Directions: Do not repeat pictures. Repeat exactly the lines of the listing below from its first line through the line with "(lineL) -- (lineR);".

## BEGIN Information given

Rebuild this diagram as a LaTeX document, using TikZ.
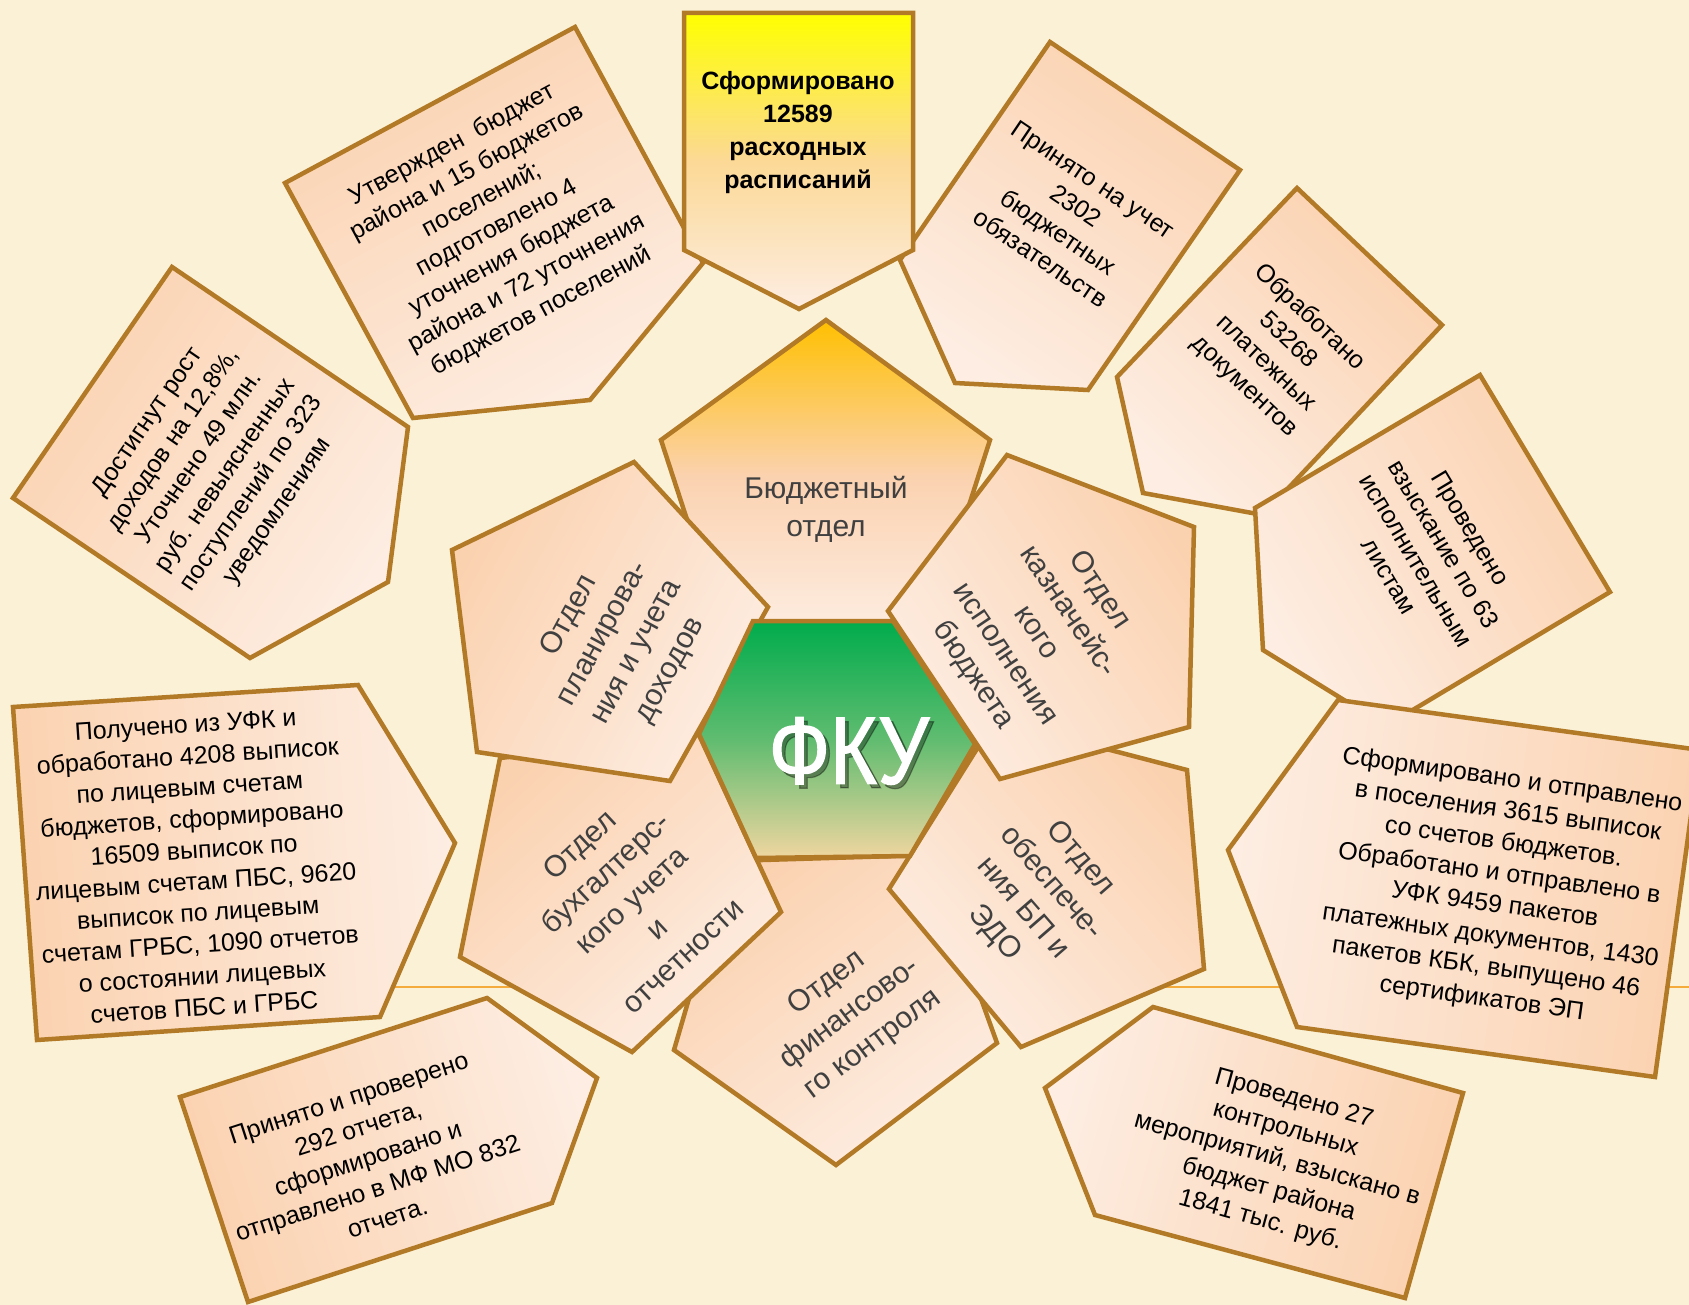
\documentclass[tikz,border=0pt]{standalone}
\usepackage{fontspec}
\setmainfont{Liberation Sans}
\newfontfamily\fkufont[FakeStretch=0.84,FakeBold=1.2]{Liberation Sans}
\definecolor{bgc}{RGB}{250,241,215}
\definecolor{edgec}{RGB}{178,122,38}
\definecolor{peachD}{RGB}{251,210,176}
\definecolor{peachL}{RGB}{253,237,226}
\definecolor{gold}{RGB}{255,192,0}
\definecolor{yel}{RGB}{255,255,0}
\definecolor{grn}{RGB}{0,172,76}
\definecolor{grnM}{RGB}{96,188,112}
\definecolor{sand}{RGB}{240,214,160}
\definecolor{linec}{RGB}{245,170,60}
\definecolor{txtgray}{RGB}{64,64,64}
\begin{document}
\begin{tikzpicture}[x=1pt,y=-1pt,
  shp/.style={draw=edgec, line width=4.5pt, line join=miter},
  pch/.style={shp, top color=peachD, bottom color=peachL, shading angle=#1},
  otxt/.style={align=center, inner sep=0pt, text=black, font=\fontsize{25}{31.5}\selectfont},
  itxt/.style={align=center, inner sep=0pt, text=txtgray, font=\fontsize{30}{38}\selectfont},
]
\useasboundingbox (0,0) rectangle (1689,1305);
\clip (0,0) rectangle (1689,1305);
\fill[bgc] (0,0) rectangle (1689,1305);
% decorative line
\coordinate (lineL) at (380,987);
\coordinate (lineR) at (1689,987);
\draw[linec, line width=2pt] (lineL) -- (lineR);

% ---------- outer shapes ----------
% I
\shade[pch=-43.8] (1297,188) -- (1442,325) -- (1263,515) -- (1143,493) -- (1117,377) -- cycle;
% H
\shade[pch=-59.4] (1480,375) -- (1610,592) -- (1386,726) -- (1263,650) -- (1255,508) -- cycle;
% G
\shade[pch=-98] (1228,850) -- (1338,700) -- (1700,750) -- (1655,1077) -- (1297,1027) -- cycle;
% J
\shade[pch=-34.4] (1050,42) -- (1240,170) -- (1088,390) -- (955,383) -- (900,260) -- cycle;
% B
\shade[pch=28.5] (285,183) -- (575,27) -- (703,263) -- (590,400) -- (413,418) -- cycle;
% A
\shade[shp, top color=yel, bottom color=peachL, middle color=peachD!85!yel]
  (684,13) -- (913,13) -- (913,250) -- (799,309) -- (684,250) -- cycle;
% C
\shade[pch=56] (13,498) -- (172,267) -- (408,427) -- (388,582) -- (250,658) -- cycle;
% D
\shade[pch=94] (13,707) -- (358,685) -- (455,843) -- (380,1017) -- (37,1040) -- cycle;
% E
\shade[pch=107.7] (180,1097) -- (487,998) -- (597,1078) -- (552,1203) -- (248,1302) -- cycle;
% F
\shade[pch=-105.4] (1045,1088) -- (1153,1007) -- (1463,1093) -- (1405,1298) -- (1095,1215) -- cycle;

% ---------- outer texts ----------
\node[otxt, font=\bfseries\fontsize{25}{33}\selectfont] (tA) at (798,133)
  {Сформировано\\12589\\расходных\\расписаний};
\node[otxt, rotate=28.3] (tB) at (497,228)
  {Утвержден\ \ бюджет\\района и 15 бюджетов\\поселений;\\подготовлено 4\\уточнения бюджета\\района и 72 уточнения\\бюджетов поселений};
\node[otxt, rotate=55.5] (tC) at (213,467)
  {Достигнут рост\\доходов на 12,8\%,\\Уточнено 49 млн.\\руб. невыясненных\\поступлений по 323\\уведомлениям};
\node[otxt, rotate=3.8] (tD) at (195,866)
  {Получено из УФК и\\обработано 4208 выписок\\по лицевым счетам\\бюджетов, сформировано\\16509 выписок по\\лицевым счетам ПБС, 9620\\выписок по лицевым\\счетам ГРБС, 1090 отчетов\\о состоянии лицевых\\счетов ПБС и ГРБС};
\node[otxt, rotate=17.9] (tE) at (368,1158)
  {Принято и проверено\\292 отчета,\\сформировано и\\отправлено в МФ МО 832\\отчета.};
\node[otxt, rotate=-15.5] (tF) at (1277,1160)
  {Проведено 27\\контрольных\\мероприятий, взыскано в\\бюджет района\\1841 тыс. руб.};
\node[otxt, rotate=-8] (tG) at (1497,890)
  {Сформировано и отправлено\\в поселения 3615 выписок\\со счетов бюджетов.\\Обработано и отправлено в\\УФК 9459 пакетов\\платежных документов, 1430\\пакетов КБК, выпущено 46\\сертификатов ЭП};
\node[otxt, rotate=-59.1] (tH) at (1430,552)
  {Проведено\\взыскание по 63\\исполнительным\\листам};
\node[otxt, rotate=-43.4] (tI) at (1277,352)
  {Обработано\\53268\\платежных\\документов};
\node[otxt, rotate=-34] (tJ) at (1067,219)
  {Принято на учет\\2302\\бюджетных\\обязательств};

% ---------- inner pentagons ----------
\shade[shp, top color=gold, bottom color=peachL, middle color=peachD]
  (826,320) -- (990,440) -- (928,633) -- (724,633) -- (661,440) -- cycle;
\shade[pch=37] (729,861) -- (929,855) -- (997,1043) -- (836,1165) -- (674,1050) -- cycle;
\shade[pch=43] (500,758) -- (699,735) -- (781,912) -- (632,1052) -- (460,957) -- cycle;
\shade[pch=-49] (995,720) -- (1187,770) -- (1204,969) -- (1021,1047) -- (889,889) -- cycle;
\shade[pch=61.6] (634,462) -- (768,607) -- (670,781) -- (477,752) -- (452,550) -- cycle;
\shade[pch=-56] (1007,455) -- (1194,527) -- (1189,727) -- (1000,779) -- (888,611) -- cycle;

\node[itxt] (dBud) at (826,509) {Бюджетный\\отдел};
\node[itxt, rotate=37] (dFin) at (850,1014) {Отдел\\финансово-\\го контроля};
\node[itxt, rotate=43] (dBuh) at (631,900) {Отдел\\бухгалтерс-\\кого учета\\и\\отчетности};
\node[itxt, rotate=-49] (dObe) at (1037,896) {Отдел\\обеспече-\\ния БП и\\ЭДО};
\node[itxt, rotate=61.6] (dPla) at (620,643) {Отдел\\планирова-\\ния и учета\\доходов};
\node[itxt, rotate=-56] (dKaz) at (1036,633) {Отдел\\казначейс-\\кого\\исполнения\\бюджета};

% ---------- hexagon ----------
\shade[shp, top color=grn, bottom color=sand, middle color=grnM]
  (753,621) -- (893,621) -- (975,744) -- (910,856) -- (756,858) -- (699,734) -- cycle;
\node[text=black, opacity=0.35, font=\fkufont\fontsize{96}{96}\selectfont, inner sep=0pt] (fkush) at (853,755) {ФКУ};
\node[text=white, font=\fkufont\fontsize{96}{96}\selectfont, inner sep=0pt] (fku) at (849,751) {ФКУ};
\end{tikzpicture}
\end{document}
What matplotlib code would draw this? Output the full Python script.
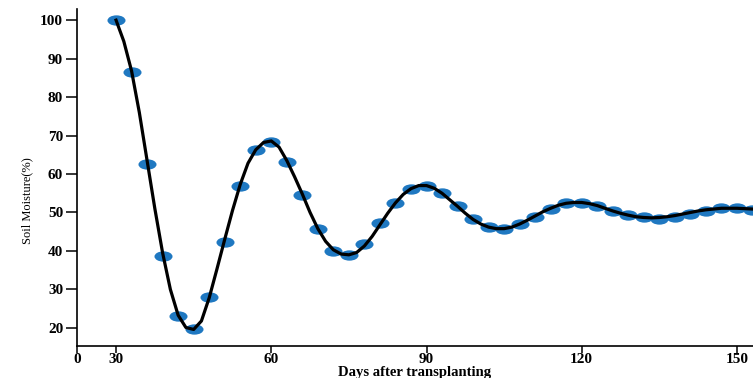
import numpy as np
import matplotlib.pyplot as plt
from matplotlib.path import Path
from matplotlib.transforms import Affine2D

# Measured points: days after transplanting and soil moisture (%)
days = np.arange(30, 154, 3)
moisture = np.array([
    100.0, 86.5, 62.6, 38.7, 23.1, 19.7, 28.0, 42.3, 56.9, 66.2,
    68.3, 63.1, 54.5, 45.7, 40.0, 39.0, 41.8, 47.3, 52.5, 56.1,
    57.0, 55.0, 51.7, 48.2, 46.2, 45.7, 47.0, 48.9, 50.9, 52.4,
    52.5, 51.7, 50.4, 49.4, 48.7, 48.4, 48.8, 49.6, 50.4, 51.1,
    51.2, 50.6,
])

# Fitted curve every 1.5 days
curve_days = np.arange(30, 153.1, 1.5)
curve_vals = np.array([
    100.0, 94.5, 86.8, 76.0, 63.5, 51.0, 39.5, 30.0, 23.3, 20.1,
    19.6, 21.8, 27.8, 35.3, 43.0, 50.5, 57.3, 62.8, 66.3, 68.2,
    68.6, 67.0, 63.5, 59.3, 54.8, 50.0, 45.8, 42.5, 40.3, 39.2,
    39.0, 39.6, 41.3, 43.8, 46.8, 49.8, 52.5, 54.7, 56.2, 57.0,
    57.0, 56.3, 55.0, 53.3, 51.6, 49.8, 48.2, 47.0, 46.2, 45.8,
    45.8, 46.2, 47.0, 48.0, 49.1, 50.2, 51.1, 51.9, 52.4, 52.6,
    52.6, 52.3, 51.8, 51.1, 50.4, 49.8, 49.3, 48.9, 48.7, 48.6,
    48.7, 48.9, 49.2, 49.6, 50.0, 50.4, 50.7, 50.9, 51.1, 51.1,
    51.1, 51.0, 50.9,
])

x_start = 22.46
xticks = [x_start, 30, 60, 90, 120, 150]
xtick_labels = ["0", "30", "60", "90", "120", "150"]
yticks = [20, 30, 40, 50, 60, 70, 80, 90, 100]

# wide oval marker (the source image is stretched sideways)
oval = Path.unit_circle().transformed(Affine2D().scale(1.75, 1.0))

fig = plt.figure(figsize=(7.53, 3.78), dpi=100)
ax = fig.add_axes([0.1023, 0.0847, 0.8977, 0.8915])

ax.plot(days, moisture, linestyle="none", marker=oval, markersize=13,
        color="#1f78c1", markeredgewidth=0, zorder=2)
ax.plot(curve_days, curve_vals, color="black", linewidth=2.3, zorder=3,
        solid_joinstyle="round")

ax.set_xlim(x_start, 153.1)
ax.set_ylim(15.3, 102.9)
ax.set_xticks(xticks)
ax.set_xticklabels(xtick_labels)
ax.set_yticks(yticks)

for s in ["top", "right"]:
    ax.spines[s].set_visible(False)
for s in ["left", "bottom"]:
    ax.spines[s].set_linewidth(1.2)

ax.tick_params(axis="y", length=8, width=1.1, pad=2)
ax.tick_params(axis="x", length=5, width=1.1, pad=0)
for lab in ax.get_xticklabels() + ax.get_yticklabels():
    lab.set_fontfamily("Liberation Serif")
    lab.set_fontweight("bold")
    lab.set_fontsize(11)

ax.set_xlabel("Days after transplanting", fontfamily="Liberation Serif",
              fontweight="bold", fontsize=10.5, labelpad=0)
ax.set_ylabel("Soil Moisture(%)", fontfamily="Liberation Serif",
              fontsize=9, labelpad=3)
ax.yaxis.set_label_coords(-0.065, 0.43)

fig.savefig("out.png", dpi=100)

## END Information given

Task solution:
Rebuild this diagram as a LaTeX document, using TikZ.
\documentclass[tikz,border=0pt]{standalone}
\usepackage{fontspec}
\setmainfont{Liberation Sans}
\newfontfamily\fkufont[FakeStretch=0.84,FakeBold=1.2]{Liberation Sans}
\definecolor{bgc}{RGB}{250,241,215}
\definecolor{edgec}{RGB}{178,122,38}
\definecolor{peachD}{RGB}{251,210,176}
\definecolor{peachL}{RGB}{253,237,226}
\definecolor{gold}{RGB}{255,192,0}
\definecolor{yel}{RGB}{255,255,0}
\definecolor{grn}{RGB}{0,172,76}
\definecolor{grnM}{RGB}{96,188,112}
\definecolor{sand}{RGB}{240,214,160}
\definecolor{linec}{RGB}{245,170,60}
\definecolor{txtgray}{RGB}{64,64,64}
\begin{document}
\begin{tikzpicture}[x=1pt,y=-1pt,
  shp/.style={draw=edgec, line width=4.5pt, line join=miter},
  pch/.style={shp, top color=peachD, bottom color=peachL, shading angle=#1},
  otxt/.style={align=center, inner sep=0pt, text=black, font=\fontsize{25}{31.5}\selectfont},
  itxt/.style={align=center, inner sep=0pt, text=txtgray, font=\fontsize{30}{38}\selectfont},
]
\useasboundingbox (0,0) rectangle (1689,1305);
\clip (0,0) rectangle (1689,1305);
\fill[bgc] (0,0) rectangle (1689,1305);
% decorative line
\coordinate (lineL) at (380,987);
\coordinate (lineR) at (1689,987);
\draw[linec, line width=2pt] (lineL) -- (lineR);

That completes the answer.